5. They don't specify a binary format. This would be a useful thing to do, especially if paired with a decent reference parser. Punting that down to road means that they are forced to be overly generic in their notions of materials and animations and whatever else, without actually adding any value in terms of how to store the meat of the asset data.

6. Cameras are almost always determined by the application, and can be represented more compactly than they are here.

7. Optional and default values are the devil. No no no no. This format is intended for consumption by machines, and maybe by humans--if I have to read your spec to figure out why something is being set to what it is, I'm not going to use your format. Explicit >>> implicit for file formats.

~

I could go on, but why bother?

This just looks like a bad attempt to bring over the problems of COLLADA into JSON and then inflict it on web developers.
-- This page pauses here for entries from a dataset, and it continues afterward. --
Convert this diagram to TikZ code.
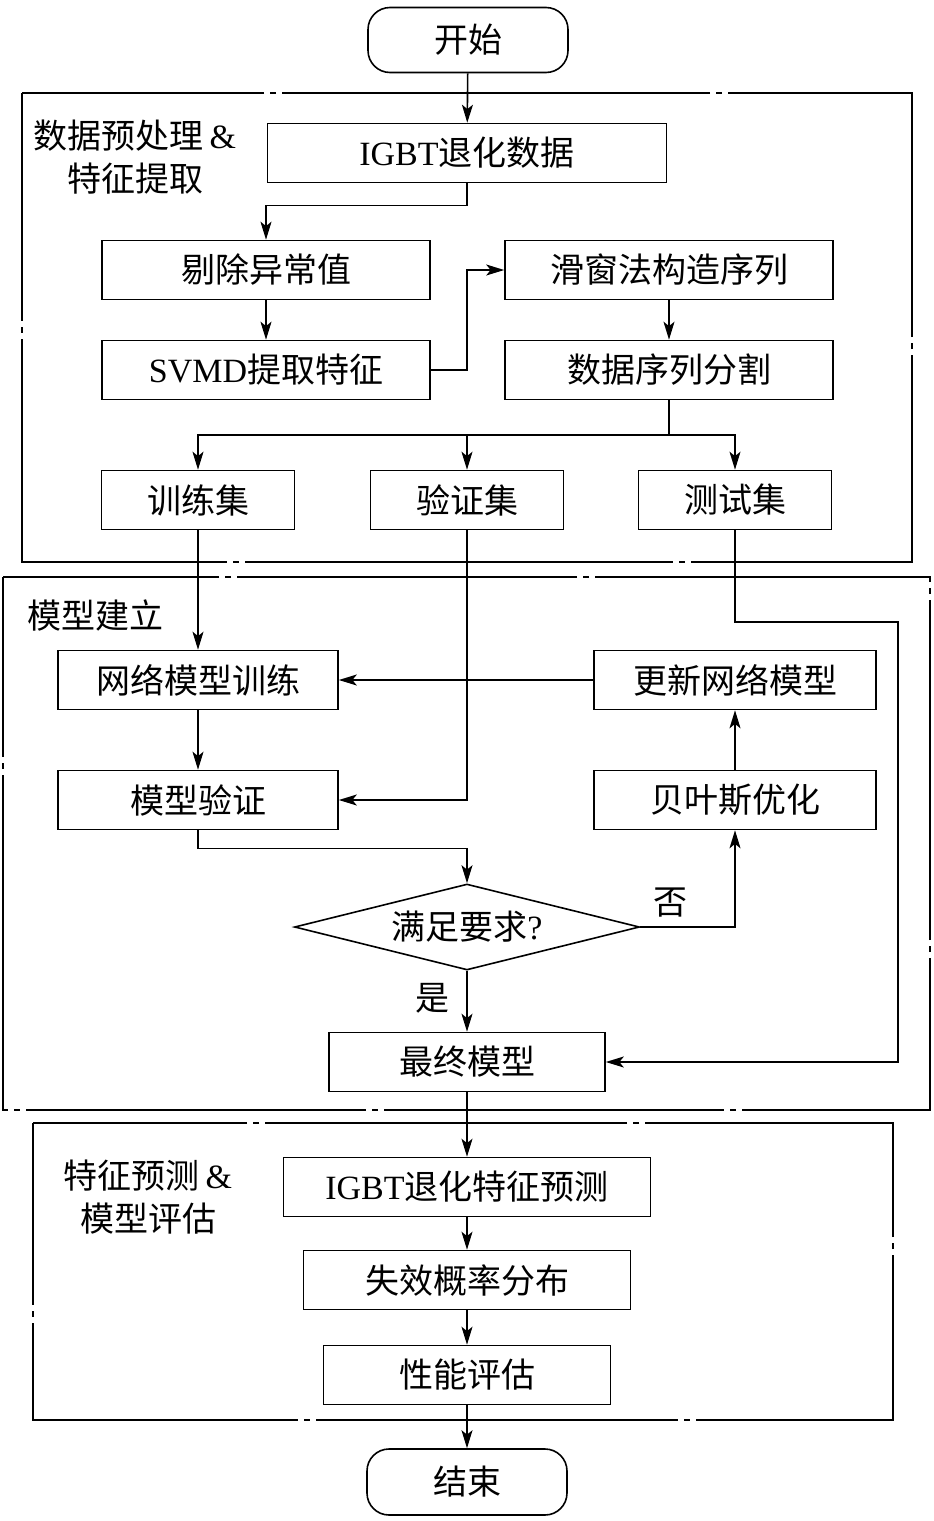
\documentclass[tikz,border=0pt]{standalone}
\usepackage{fontspec}
\setmainfont{Liberation Serif}
\newfontfamily\cjk{Noto Sans CJK SC}
\usetikzlibrary{arrows.meta,shapes.geometric}

\begin{document}
\begin{tikzpicture}[x=0.5pt,y=-0.5pt,line width=0.8pt,
  >={Stealth[length=9pt,width=5.5pt,inset=2.2pt]},
  stepbox/.style={draw,minimum height=29.5pt,inner sep=0pt,font=\cjk\fontsize{17}{20}\selectfont},
  term/.style={stepbox,rounded corners=11pt},
  grplabel/.style={align=center,inner sep=0pt,font=\cjk\fontsize{17}{21.5}\selectfont},
  grpbox/.style={draw,dash pattern=on #1 off 3pt on 3pt off 3pt}]
\useasboundingbox (0,0) rectangle (933,1521);

\draw[grpbox=214pt,dash phase=100pt] (22,93) rectangle (912,562);
\draw[grpbox=170pt,dash phase=80pt] (3,577) rectangle (930,1110);
\draw[grpbox=181pt,dash phase=90pt] (33,1123) rectangle (893,1420);

\node[term,minimum width=100pt,minimum height=32.5pt] (start) at (468,40) {开始};
\node[stepbox,minimum width=199.5pt] (igbt) at (467,153) {\textrm{IGBT}退化数据};
\node[stepbox,minimum width=164pt] (outl) at (266,270) {剔除异常值};
\node[stepbox,minimum width=164pt] (slide) at (669,270) {滑窗法构造序列};
\node[stepbox,minimum width=164pt] (svmd) at (266,370) {\textrm{SVMD}提取特征};
\node[stepbox,minimum width=164pt] (split) at (669,370) {数据序列分割};
\node[stepbox,minimum width=96.5pt] (train) at (198,500) {训练集};
\node[stepbox,minimum width=96.5pt] (valid) at (467,500) {验证集};
\node[stepbox,minimum width=96.5pt] (test) at (735,500) {测试集};
\node[stepbox,minimum width=140pt] (net) at (198,680) {网络模型训练};
\node[stepbox,minimum width=141pt] (update) at (735,680) {更新网络模型};
\node[stepbox,minimum width=140pt] (verif) at (198,800) {模型验证};
\node[stepbox,minimum width=141pt] (bayes) at (735,800) {贝叶斯优化};
\node[stepbox,diamond,aspect=4,minimum width=172.5pt,minimum height=43pt] (judge) at (467,927) {满足要求\textrm{?}};
\node[stepbox,minimum width=138pt] (final) at (467,1062) {最终模型};
\node[stepbox,minimum width=183.5pt] (pred) at (467,1187) {\textrm{IGBT}退化特征预测};
\node[stepbox,minimum width=163.5pt] (fail) at (467,1280) {失效概率分布};
\node[stepbox,minimum width=143.5pt] (perf) at (467,1375) {性能评估};
\node[term,minimum width=100pt,minimum height=33pt] (end) at (467,1482) {结束};

\node[grplabel] (lab1) at (135,157) {数据预处理\textrm{\,\&}\\特征提取};
\node[grplabel] (lab2) at (95,615) {模型建立};
\node[grplabel] (lab3) at (148,1197) {特征预测\textrm{\,\&}\\模型评估};
\node[grplabel] (no) at (670,903) {否};
\node[grplabel] (yes) at (432,998) {是};

\coordinate (fork) at (669,435);
\coordinate (turn) at (898,622);

\draw[->] (start) -- (igbt);
\draw[->] (igbt.south) -- ++(0,22) -| (outl.north);
\draw[->] (outl) -- (svmd);
\draw[->] (svmd.east) -- ++(36,0) |- (slide.west);
\draw[->] (slide) -- (split);
\draw (split.south) -- (fork);
\draw[->] (fork) -| (train.north);
\draw[->] (fork) -| (valid.north);
\draw[->] (fork) -| (test.north);
\draw[->] (train) -- (net);
\draw[->] (valid.south) |- (verif.east);
\draw[->] (test.south) |- (turn) |- (final.east);
\draw[->] (update) -- (net);
\draw[->] (net) -- (verif);
\draw[->] (verif.south) -- ++(0,18) -| (judge.north);
\draw[->] (judge.east) -| (bayes.south);
\draw[->] (bayes) -- (update);
\draw[->] (judge) -- (final);
\draw[->] (final) -- (pred);
\draw[->] (pred) -- (fail);
\draw[->] (fail) -- (perf);
\draw[->] (perf) -- (end);

\end{tikzpicture}
\end{document}
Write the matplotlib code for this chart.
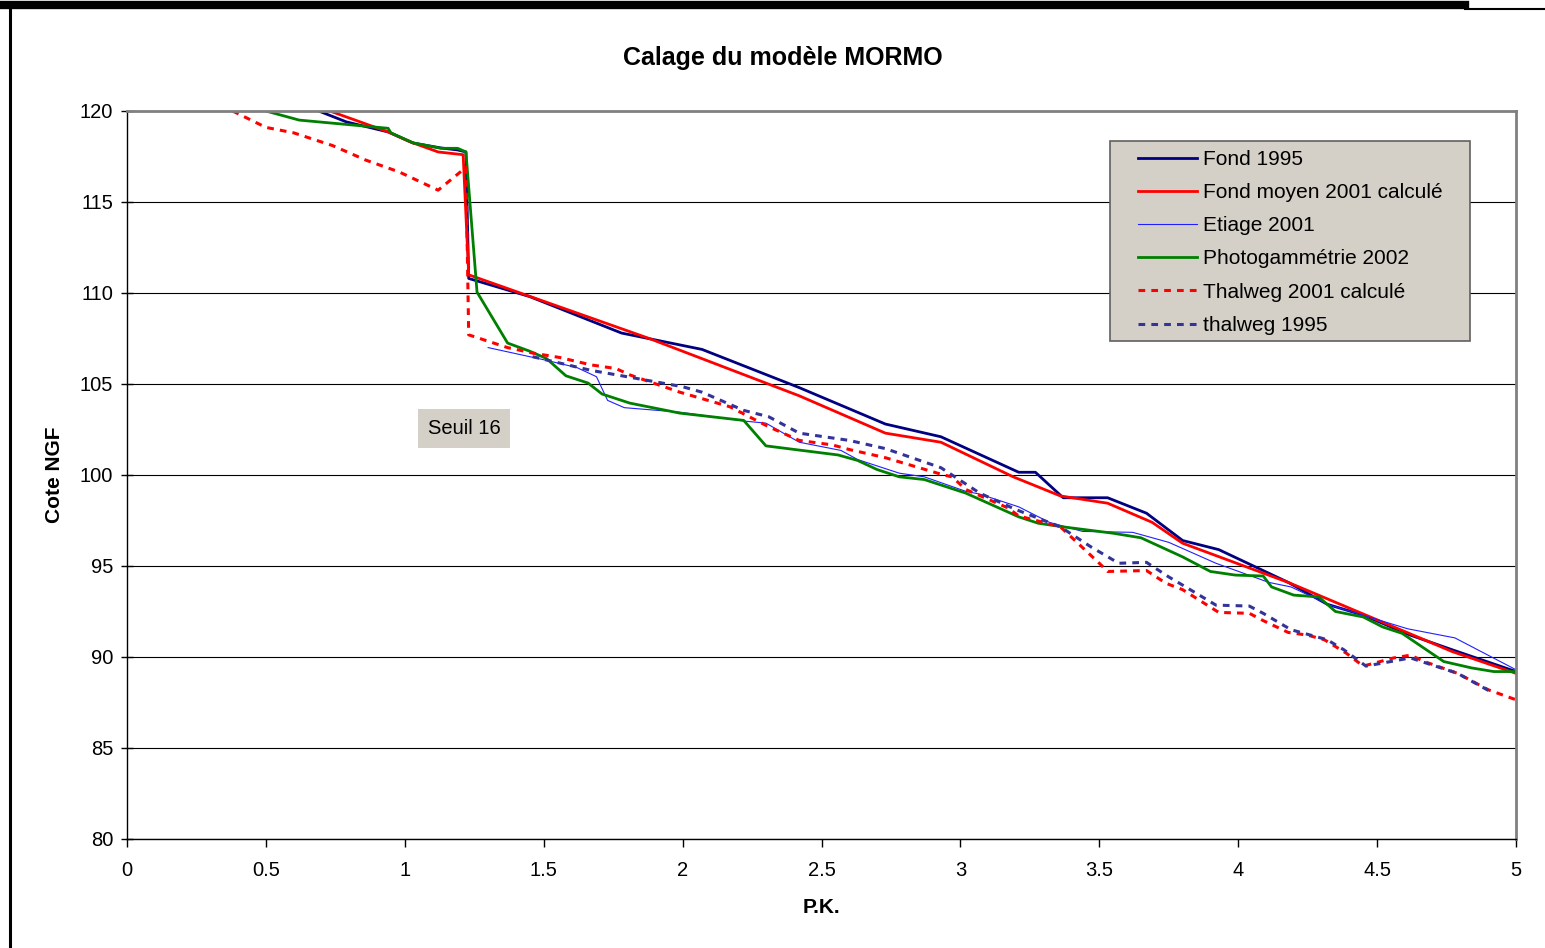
import matplotlib.pyplot as plt
from matplotlib.lines import Line2D
from matplotlib.patches import Rectangle

plt.rcParams['font.family'] = ['Liberation Sans', 'DejaVu Sans']

# Fond 1995
pk_fond95 = [0.69, 0.79, 0.94, 1.03, 1.13, 1.19, 1.22, 1.23, 1.45, 1.78, 2.07, 2.42, 2.73, 2.93,
             3.21, 3.27, 3.37, 3.53, 3.67, 3.80, 3.93, 4.18, 4.32, 4.45, 4.62, 4.77, 5.0]
z_fond95 = [120, 119.4, 118.85, 118.24, 117.97, 117.86, 117.75, 110.8, 109.8, 107.8, 106.9, 104.8,
            102.8, 102.1, 100.15, 100.15, 98.75, 98.75, 97.9, 96.4, 95.9, 94.1, 92.9, 92.3, 91.2,
            90.4, 89.2]

# Fond moyen 2001 calcule
pk_fond01 = [0.73, 0.94, 1.02, 1.12, 1.21, 1.23, 1.88, 2.30, 2.42, 2.73, 2.93, 3.19, 3.36, 3.53,
             3.69, 3.80, 4.18, 4.46, 4.77, 5.0]
z_fond01 = [120, 118.85, 118.3, 117.75, 117.6, 111.0, 107.5, 105.05, 104.35, 102.3, 101.8, 99.9,
            98.85, 98.45, 97.4, 96.25, 94.1, 92.3, 90.3, 89.1]

# Etiage 2001
pk_etiage = [1.30, 1.51, 1.62, 1.69, 1.73, 1.79, 1.99, 2.23, 2.30, 2.42, 2.57, 2.63, 2.78, 2.87,
             3.02, 3.07, 3.21, 3.32, 3.44, 3.62, 3.75, 3.92, 4.11, 4.19, 4.33, 4.61, 4.78, 5.0]
z_etiage = [107.0, 106.3, 105.9, 105.4, 104.1, 103.7, 103.45, 102.95, 102.85, 101.8, 101.35,
            100.85, 100.1, 99.9, 99.1, 98.95, 98.25, 97.4, 96.9, 96.85, 96.3, 95.15, 94.1, 93.85,
            92.85, 91.55, 91.05, 89.3]

# Photogammetrie 2002
pk_photo = [0.50, 0.62, 0.94, 0.95, 1.03, 1.13, 1.19, 1.22, 1.26, 1.37, 1.45, 1.51, 1.58, 1.66,
            1.71, 1.81, 1.99, 2.22, 2.30, 2.56, 2.63, 2.70, 2.78, 2.87, 2.94, 3.02, 3.21, 3.28,
            3.37, 3.55, 3.65, 3.80, 3.90, 3.99, 4.09, 4.12, 4.20, 4.29, 4.35, 4.45, 4.52, 4.59,
            4.74, 4.84, 4.92, 5.0]
z_photo = [120, 119.5, 119.05, 118.8, 118.25, 117.95, 117.95, 117.75, 110.05, 107.25, 106.8,
           106.4, 105.45, 105.05, 104.45, 103.95, 103.4, 103.0, 101.6, 101.1, 100.8, 100.3, 99.9,
           99.75, 99.4, 99.0, 97.7, 97.35, 97.15, 96.8, 96.55, 95.5, 94.7, 94.5, 94.45, 93.85,
           93.4, 93.3, 92.5, 92.2, 91.65, 91.3, 89.75, 89.4, 89.2, 89.2]

# Thalweg 2001 calcule
pk_thal01 = [0.38, 0.50, 0.60, 0.74, 0.86, 0.98, 1.12, 1.20, 1.22, 1.23, 1.37, 1.46, 1.56, 1.67,
             1.76, 1.81, 1.99, 2.17, 2.31, 2.42, 2.54, 2.60, 2.73, 2.94, 2.97, 3.02, 3.17, 3.21,
             3.36, 3.50, 3.53, 3.67, 3.74, 3.80, 3.93, 4.04, 4.09, 4.18, 4.25, 4.31, 4.39, 4.45,
             4.56, 4.62, 4.67, 4.79, 4.90, 5.0]
z_thal01 = [120, 119.1, 118.8, 118.1, 117.3, 116.65, 115.65, 116.65, 116.9, 107.7, 107.0, 106.7,
            106.45, 106.05, 105.85, 105.5, 104.55, 103.75, 102.65, 101.9, 101.65, 101.4, 100.95,
            100.0, 99.9, 99.2, 98.2, 97.75, 97.15, 95.15, 94.7, 94.75, 94.05, 93.7, 92.45, 92.4,
            92.0, 91.35, 91.2, 90.95, 90.2, 89.5, 89.95, 90.1, 89.75, 89.1, 88.2, 87.65]

# thalweg 1995
pk_thal95 = [1.46, 1.67, 1.80, 2.00, 2.07, 2.22, 2.31, 2.42, 2.60, 2.73, 2.93, 2.97, 3.07, 3.20,
             3.36, 3.47, 3.57, 3.67, 3.75, 3.80, 3.92, 4.04, 4.09, 4.19, 4.32, 4.38, 4.46, 4.62,
             4.79, 4.92]
z_thal95 = [106.5, 105.75, 105.4, 104.85, 104.55, 103.55, 103.2, 102.3, 101.9, 101.45, 100.4,
            100.0, 99.0, 98.1, 97.15, 96.05, 95.15, 95.2, 94.4, 93.95, 92.85, 92.8, 92.4, 91.5,
            90.95, 90.4, 89.5, 89.95, 89.1, 88.0]

W, H = 1545, 948
fig = plt.figure(figsize=(W / 100, H / 100), dpi=100)
ax = fig.add_axes([127 / W, 1 - 839 / H, (1516 - 127) / W, (839 - 111) / H])

ax.plot(pk_fond95, z_fond95, color='#000080', lw=2.0, label='Fond 1995')
ax.plot(pk_fond01, z_fond01, color='#FF0000', lw=2.0, label='Fond moyen 2001 calculé')
ax.plot(pk_etiage, z_etiage, color='#2020FF', lw=0.8, label='Etiage 2001')
ax.plot(pk_photo, z_photo, color='#008000', lw=2.0, label='Photogammétrie 2002')
ax.plot(pk_thal01, z_thal01, color='#FF0000', lw=2.2, dashes=(2.2, 2.0),
        label='Thalweg 2001 calculé')
ax.plot(pk_thal95, z_thal95, color='#333399', lw=2.2, dashes=(2.2, 2.0), label='thalweg 1995')

ax.set_xlim(0, 5)
ax.set_ylim(80, 120)
ax.set_xticks([0, 0.5, 1, 1.5, 2, 2.5, 3, 3.5, 4, 4.5, 5])
ax.set_xticklabels(['0', '0.5', '1', '1.5', '2', '2.5', '3', '3.5', '4', '4.5', '5'])
ax.set_yticks(range(80, 121, 5))
ax.yaxis.grid(True, color='black', lw=0.8)
ax.set_axisbelow(True)
ax.tick_params(axis='x', direction='out', length=6, width=1, labelsize=14.5, pad=10)
ax.tick_params(axis='y', direction='inout', length=8, width=1, labelsize=14.5, pad=6)
for s in ['top', 'right']:
    ax.spines[s].set_color('#808080')
    ax.spines[s].set_linewidth(2)
for s in ['left', 'bottom']:
    ax.spines[s].set_color('black')
    ax.spines[s].set_linewidth(1)

ax.set_xlabel('P.K.', fontsize=15, fontweight='bold', labelpad=13)
ax.set_ylabel('Cote NGF', fontsize=15, fontweight='bold', labelpad=11)
fig.text(783 / W, 1 - 58 / H, 'Calage du modèle MORMO', fontsize=18, fontweight='bold',
         ha='center', va='center')

ax.text(1.213, 102.55, 'Seuil 16', fontsize=14.5, ha='center', va='center',
        bbox=dict(facecolor='#D4D0C8', edgecolor='none', pad=7))

# legend box
box = Rectangle((1110 / W, 1 - 341 / H), 360 / W, 200 / H, transform=fig.transFigure,
                facecolor='#D4D0C8', edgecolor='#606060', lw=1.2, zorder=4)
fig.patches.append(box)
leg = fig.legend(loc='upper left', bbox_to_anchor=(1138 / W, 1 - 150 / H), frameon=False,
                 fontsize=15, handlelength=2.85, handletextpad=0.25, labelspacing=0.68,
                 borderpad=0, borderaxespad=0)
leg.set_zorder(5)

# page border
fig.add_artist(Line2D([0, 1465 / W], [1 - 5 / H, 1 - 5 / H], color='black', lw=6))
fig.add_artist(Line2D([1465 / W, 1], [1 - 9 / H, 1 - 9 / H], color='black', lw=1.5))
fig.add_artist(Line2D([9.5 / W, 9.5 / W], [0, 1 - 9 / H], color='black', lw=2.2))

fig.savefig('out.png', dpi=100)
I'd much rather see people solving the problems that we actually have:

1. Make a simple binary/base64-wrapped format to handle static mesh geometry with material groups.

2. Make a simple binary/base64-wrapped format to handle animations and describe tracks. Go look at md5anim as a start.

3. Make a simple JSON format to describe a scene graph. Just nodes and translations.

4. Make a simple JSON format to describe all of the metadata associated with a scene--list of scene graph files, list of animation files, list of mesh files, list of materials files, and maybe grouped into device requirements (oh, on mobile, load this instead).

And so on. The idea is to have simple microformats that are straightforward to implement, standalone, and that compose nicely. COLLADA/glTF is not that.

Moreover, consider what we're trying to accomplish here: little dioramas and markup (ala VRML), or assets that are actually going to be reused in different applications as content atoms (like images or sounds are).